Problem details: Print the lines of the listing below verbatim from its first line through the line bearing "d_sig = [(0, 1, '*', 1.424e8), (3, 4, '*', 1.403e8)]". Any pictures are to be omitted.

Data provided:

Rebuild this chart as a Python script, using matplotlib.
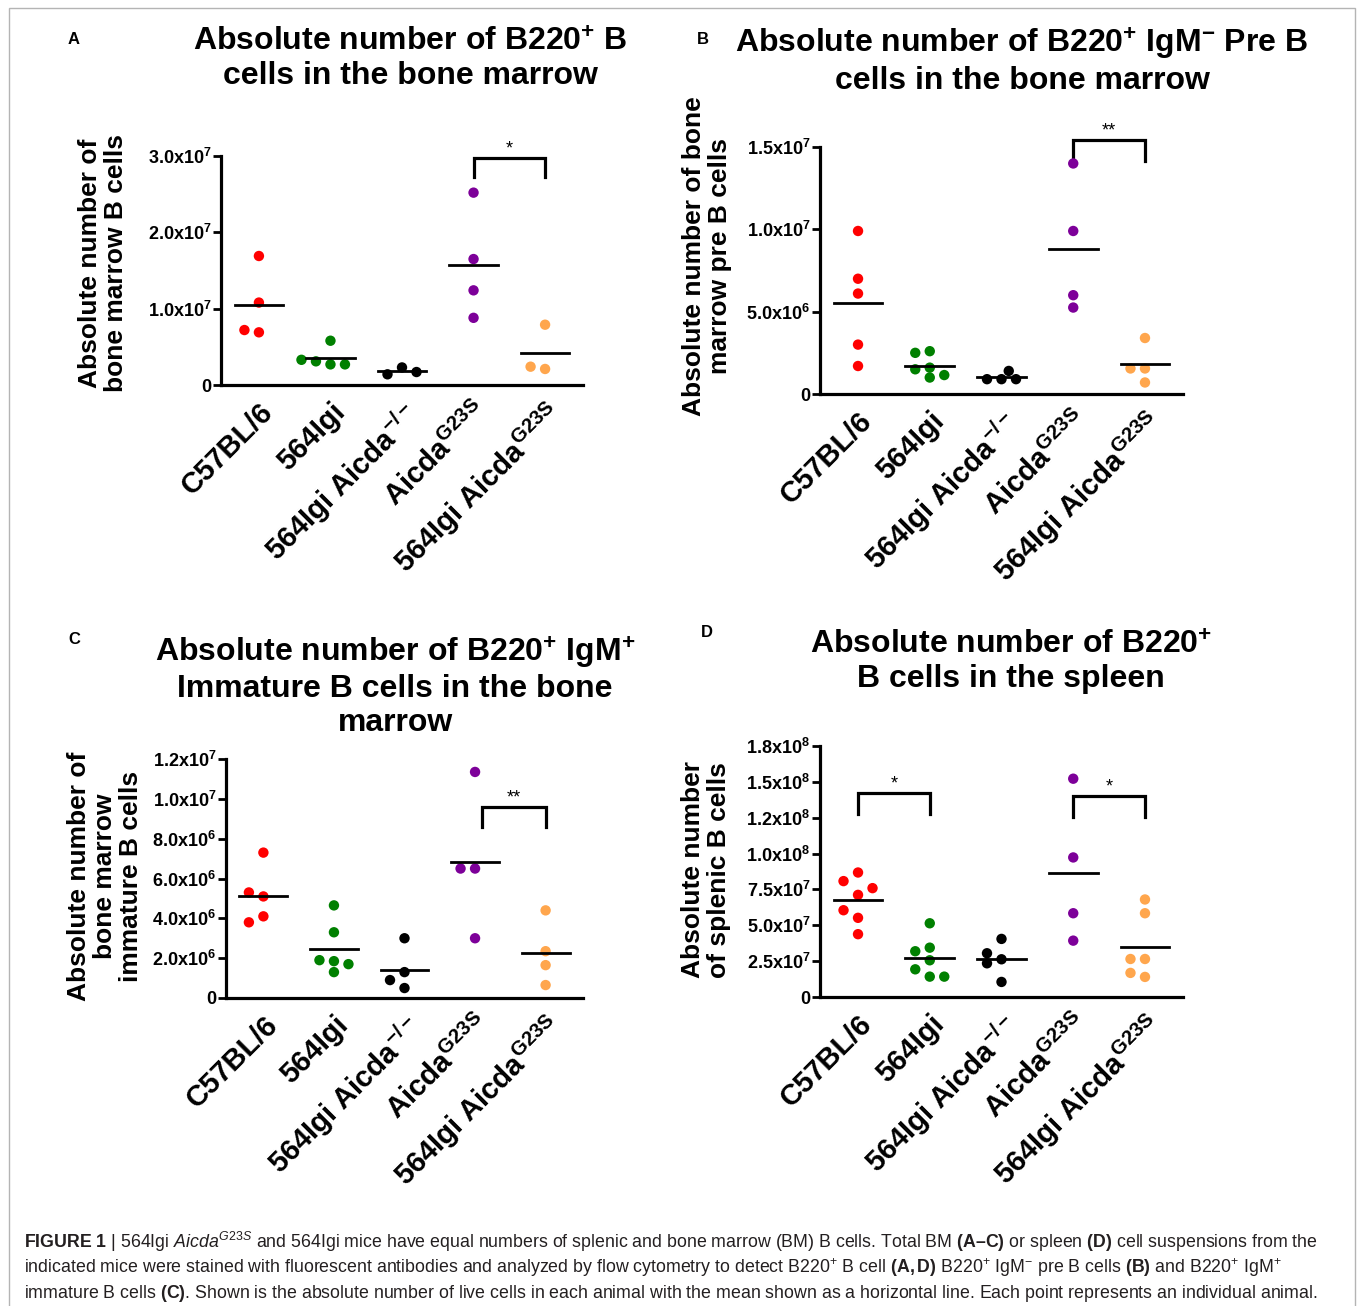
import numpy as np
import matplotlib
matplotlib.use('Agg')
import matplotlib.pyplot as plt
from matplotlib import font_manager

# groups shared by all four panels
groups = ['C57BL/6', '564Igi', '564Igi Aicda$^{-/-}$', 'Aicda$^{G23S}$', '564Igi Aicda$^{G23S}$']
colors = ['#ff0000', '#008000', '#000000', '#7d0099', '#ffa64d']

# A - B220+ B cells, bone marrow
a_vals = [[16.9e6, 10.8e6, 6.9e6, 7.2e6],
          [5.8e6, 2.7e6, 3.1e6, 2.7e6, 3.3e6],
          [2.3e6, 1.4e6, 1.7e6],
          [25.2e6, 16.5e6, 12.4e6, 8.8e6],
          [7.9e6, 2.1e6, 2.4e6]]
a_ticks = [0, 1e7, 2e7, 3e7]
a_ticklabels = ['0', '1.0x10$^{7}$', '2.0x10$^{7}$', '3.0x10$^{7}$']
a_sig = [(3, 4, '*', 2.98e7)]

# B - B220+ IgM- pre B cells, bone marrow
b_vals = [[9.9e6, 7.0e6, 6.1e6, 3.0e6, 1.7e6],
          [2.6e6, 2.5e6, 1.6e6, 1.5e6, 1.15e6, 1.0e6],
          [0.9e6, 0.9e6, 0.9e6, 1.4e6],
          [14.0e6, 9.9e6, 5.25e6, 6.0e6],
          [3.4e6, 1.55e6, 1.55e6, 0.7e6]]
b_ticks = [0, 5e6, 1e7, 1.5e7]
b_ticklabels = ['0', '5.0x10$^{6}$', '1.0x10$^{7}$', '1.5x10$^{7}$']
b_sig = [(3, 4, '**', 1.543e7)]

# C - B220+ IgM+ immature B cells, bone marrow
c_vals = [[7.3e6, 5.1e6, 5.3e6, 4.1e6, 3.8e6],
          [4.65e6, 3.3e6, 1.85e6, 1.9e6, 1.7e6, 1.3e6],
          [3.0e6, 1.3e6, 0.9e6, 0.5e6],
          [11.35e6, 6.5e6, 6.5e6, 3.0e6],
          [4.4e6, 2.35e6, 1.65e6, 0.65e6]]
c_ticks = [0, 2e6, 4e6, 6e6, 8e6, 1e7, 1.2e7]
c_ticklabels = ['0', '2.0x10$^{6}$', '4.0x10$^{6}$', '6.0x10$^{6}$',
                '8.0x10$^{6}$', '1.0x10$^{7}$', '1.2x10$^{7}$']
c_sig = [(3.1, 4, '**', 9.6e6)]

# D - B220+ B cells, spleen
d_vals = [[86.8e6, 71.2e6, 80.8e6, 75.9e6, 55.2e6, 60.5e6, 43.8e6],
          [51.4e6, 25.6e6, 31.9e6, 34.4e6, 19.3e6, 14.2e6, 14.2e6],
          [40.5e6, 26.3e6, 23.5e6, 30.5e6, 10.5e6],
          [152.2e6, 97.3e6, 58.4e6, 39.3e6],
          [58.4e6, 68.0e6, 26.5e6, 26.5e6, 14.0e6, 16.8e6]]
d_ticks = [0, 2.5e7, 5e7, 7.5e7, 1e8, 1.25e8, 1.5e8, 1.75e8]
d_ticklabels = ['0', '2.5x10$^{7}$', '5.0x10$^{7}$', '7.5x10$^{7}$',
                '1.0x10$^{8}$', '1.2x10$^{8}$', '1.5x10$^{8}$', '1.8x10$^{8}$']
d_sig = [(0, 1, '*', 1.424e8), (3, 4, '*', 1.403e8)]

titles = ['Absolute number of B220$^{+}$ B\ncells in the bone marrow',
          'Absolute number of B220$^{+}$ IgM$^{-}$ Pre B\ncells in the bone marrow',
          'Absolute number of B220$^{+}$ IgM$^{+}$\nImmature B cells in the bone\nmarrow',
          'Absolute number of B220$^{+}$\nB cells in the spleen']
ylabels = ['Absolute number of\nbone marrow B cells',
           'Absolute number of bone\nmarrow pre B cells',
           'Absolute number of\nbone marrow\nimmature B cells',
           'Absolute number\nof splenic B cells']
letters = ['A', 'B', 'C', 'D']

caption = [r'$\mathbf{FIGURE\ 1}$ | 564Igi $\mathit{Aicda}^{\mathit{G23S}}$ and 564Igi mice have equal numbers of splenic and bone marrow (BM) B cells. Total BM $\mathbf{(A–C)}$ or spleen $\mathbf{(D)}$ cell suspensions from the',
           r'indicated mice were stained with fluorescent antibodies and analyzed by flow cytometry to detect B220$^{+}$ B cell $\mathbf{(A,D)}$ B220$^{+}$ IgM$^{-}$ pre B cells $\mathbf{(B)}$ and B220$^{+}$ IgM$^{+}$',
           r'immature B cells $\mathbf{(C)}$. Shown is the absolute number of live cells in each animal with the mean shown as a horizontal line. Each point represents an individual animal.']


def has_font(name):
    try:
        font_manager.findfont(name, fallback_to_default=False)
        return True
    except ValueError:
        return False


cap_font = 'Liberation Sans Narrow' if has_font('Liberation Sans Narrow') else 'Liberation Sans'

plt.rcParams['font.family'] = ['Liberation Sans', 'DejaVu Sans']
plt.rcParams['mathtext.fontset'] = 'custom'
plt.rcParams['mathtext.default'] = 'regular'
plt.rcParams['mathtext.rm'] = cap_font
plt.rcParams['mathtext.it'] = cap_font + ':italic'
plt.rcParams['mathtext.bf'] = cap_font + ':bold'

W, H = 1358, 1306
fig = plt.figure(figsize=(W / 100, H / 100), dpi=100)


def px(x, y):
    return x / W, 1 - y / H


def swarm(ax, xc, vals, diam=9.2, step=14.5):
    # simple beeswarm in pixel space, like the prism scatter layout
    pts = ax.transData.transform(np.column_stack([np.full(len(vals), xc), vals]))
    placed = []
    for x0, y0 in pts:
        for k in [0, -1, 1, 0.5, -0.5, -1.5, 1.5, -2, 2, -3, 3]:
            x = x0 + k * step
            if all(np.hypot(x - qx, y0 - qy) >= diam for qx, qy in placed):
                break
        placed.append((x, y0))
    placed = np.array(placed)
    return ax.transData.inverted().transform(placed)[:, 0]


# left, top, right, bottom of each plot area in pixels
boxes = [(221, 156, 583, 385), (820, 147, 1183, 394),
         (226, 759, 583, 998), (820, 746, 1183, 997)]
title_pos = [(410, 59), (1022, 61), (395, 686), (1011, 662)]
ylabel_pos = [(103, 263), (707, 256), (105, 876), (706, 870)]
letter_pos = [(74, 40), (703, 40), (74, 640), (707, 633)]

panels = [(a_vals, a_ticks, a_ticklabels, a_sig),
          (b_vals, b_ticks, b_ticklabels, b_sig),
          (c_vals, c_ticks, c_ticklabels, c_sig),
          (d_vals, d_ticks, d_ticklabels, d_sig)]

for i, (vals, ticks, ticklabels, sig) in enumerate(panels):
    l, t, r, b = boxes[i]
    ax = fig.add_axes([l / W, 1 - b / H, (r - l) / W, (b - t) / H])
    ax.set_xlim(-0.53, 4.53)
    ax.set_ylim(0, ticks[-1])
    for s in ['top', 'right']:
        ax.spines[s].set_visible(False)
    for s in ['left', 'bottom']:
        ax.spines[s].set_linewidth(2.3)
    ax.set_yticks(ticks)
    ax.set_yticklabels(ticklabels, fontsize=13, fontweight='bold')
    ax.tick_params(axis='y', length=6, width=2, pad=1)
    ax.set_xticks(range(len(groups)))
    ax.set_xticklabels(groups, rotation=45, ha='right', rotation_mode='anchor',
                       fontsize=21, fontweight='bold')
    ax.tick_params(axis='x', length=0, pad=9)

    for g, gv in enumerate(vals):
        xs = swarm(ax, g, gv)
        ax.scatter(xs, gv, s=56, color=colors[g], edgecolors='none', zorder=3, clip_on=False)
        m = np.mean(gv)
        ax.plot([g - 0.34, g + 0.34], [m, m], color='black', lw=2, zorder=4)

    # significance brackets
    drop = 0.085 * ticks[-1]
    for g1, g2, lab, top in sig:
        ax.plot([g1, g1, g2, g2], [top - drop, top, top, top - drop], color='black',
                lw=2.3, clip_on=False, solid_joinstyle='miter')
        ax.text((g1 + g2) / 2, top, lab, ha='center', va='bottom', fontsize=13, clip_on=False)

    fig.text(*px(*title_pos[i]), titles[i], ha='center', va='center', fontsize=23,
             fontweight='bold', linespacing=1.15)
    fig.text(*px(*ylabel_pos[i]), ylabels[i], ha='center', va='center', rotation=90,
             fontsize=19, fontweight='bold', linespacing=1.1)
    fig.text(*px(*letter_pos[i]), letters[i], ha='center', va='center', fontsize=12,
             fontweight='bold')

# caption
for k, line in enumerate(caption):
    fig.text(*px(24, 1242 + k * 25.5), line, ha='left', va='center', fontsize=12.8,
             family=[cap_font, 'DejaVu Sans'], color='#231f20')

fig.add_artist(plt.Rectangle((9 / W, -0.01), (1355 - 9) / W, 1 - 8 / H + 0.01,
                             transform=fig.transFigure, fill=False, ec='#b4b4b4', lw=1))

fig.savefig('out.png', dpi=100)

Output for this task:
Rebuild this chart as a Python script, using matplotlib.
import numpy as np
import matplotlib
matplotlib.use('Agg')
import matplotlib.pyplot as plt
from matplotlib import font_manager

# groups shared by all four panels
groups = ['C57BL/6', '564Igi', '564Igi Aicda$^{-/-}$', 'Aicda$^{G23S}$', '564Igi Aicda$^{G23S}$']
colors = ['#ff0000', '#008000', '#000000', '#7d0099', '#ffa64d']

# A - B220+ B cells, bone marrow
a_vals = [[16.9e6, 10.8e6, 6.9e6, 7.2e6],
          [5.8e6, 2.7e6, 3.1e6, 2.7e6, 3.3e6],
          [2.3e6, 1.4e6, 1.7e6],
          [25.2e6, 16.5e6, 12.4e6, 8.8e6],
          [7.9e6, 2.1e6, 2.4e6]]
a_ticks = [0, 1e7, 2e7, 3e7]
a_ticklabels = ['0', '1.0x10$^{7}$', '2.0x10$^{7}$', '3.0x10$^{7}$']
a_sig = [(3, 4, '*', 2.98e7)]

# B - B220+ IgM- pre B cells, bone marrow
b_vals = [[9.9e6, 7.0e6, 6.1e6, 3.0e6, 1.7e6],
          [2.6e6, 2.5e6, 1.6e6, 1.5e6, 1.15e6, 1.0e6],
          [0.9e6, 0.9e6, 0.9e6, 1.4e6],
          [14.0e6, 9.9e6, 5.25e6, 6.0e6],
          [3.4e6, 1.55e6, 1.55e6, 0.7e6]]
b_ticks = [0, 5e6, 1e7, 1.5e7]
b_ticklabels = ['0', '5.0x10$^{6}$', '1.0x10$^{7}$', '1.5x10$^{7}$']
b_sig = [(3, 4, '**', 1.543e7)]

# C - B220+ IgM+ immature B cells, bone marrow
c_vals = [[7.3e6, 5.1e6, 5.3e6, 4.1e6, 3.8e6],
          [4.65e6, 3.3e6, 1.85e6, 1.9e6, 1.7e6, 1.3e6],
          [3.0e6, 1.3e6, 0.9e6, 0.5e6],
          [11.35e6, 6.5e6, 6.5e6, 3.0e6],
          [4.4e6, 2.35e6, 1.65e6, 0.65e6]]
c_ticks = [0, 2e6, 4e6, 6e6, 8e6, 1e7, 1.2e7]
c_ticklabels = ['0', '2.0x10$^{6}$', '4.0x10$^{6}$', '6.0x10$^{6}$',
                '8.0x10$^{6}$', '1.0x10$^{7}$', '1.2x10$^{7}$']
c_sig = [(3.1, 4, '**', 9.6e6)]

# D - B220+ B cells, spleen
d_vals = [[86.8e6, 71.2e6, 80.8e6, 75.9e6, 55.2e6, 60.5e6, 43.8e6],
          [51.4e6, 25.6e6, 31.9e6, 34.4e6, 19.3e6, 14.2e6, 14.2e6],
          [40.5e6, 26.3e6, 23.5e6, 30.5e6, 10.5e6],
          [152.2e6, 97.3e6, 58.4e6, 39.3e6],
          [58.4e6, 68.0e6, 26.5e6, 26.5e6, 14.0e6, 16.8e6]]
d_ticks = [0, 2.5e7, 5e7, 7.5e7, 1e8, 1.25e8, 1.5e8, 1.75e8]
d_ticklabels = ['0', '2.5x10$^{7}$', '5.0x10$^{7}$', '7.5x10$^{7}$',
                '1.0x10$^{8}$', '1.2x10$^{8}$', '1.5x10$^{8}$', '1.8x10$^{8}$']
d_sig = [(0, 1, '*', 1.424e8), (3, 4, '*', 1.403e8)]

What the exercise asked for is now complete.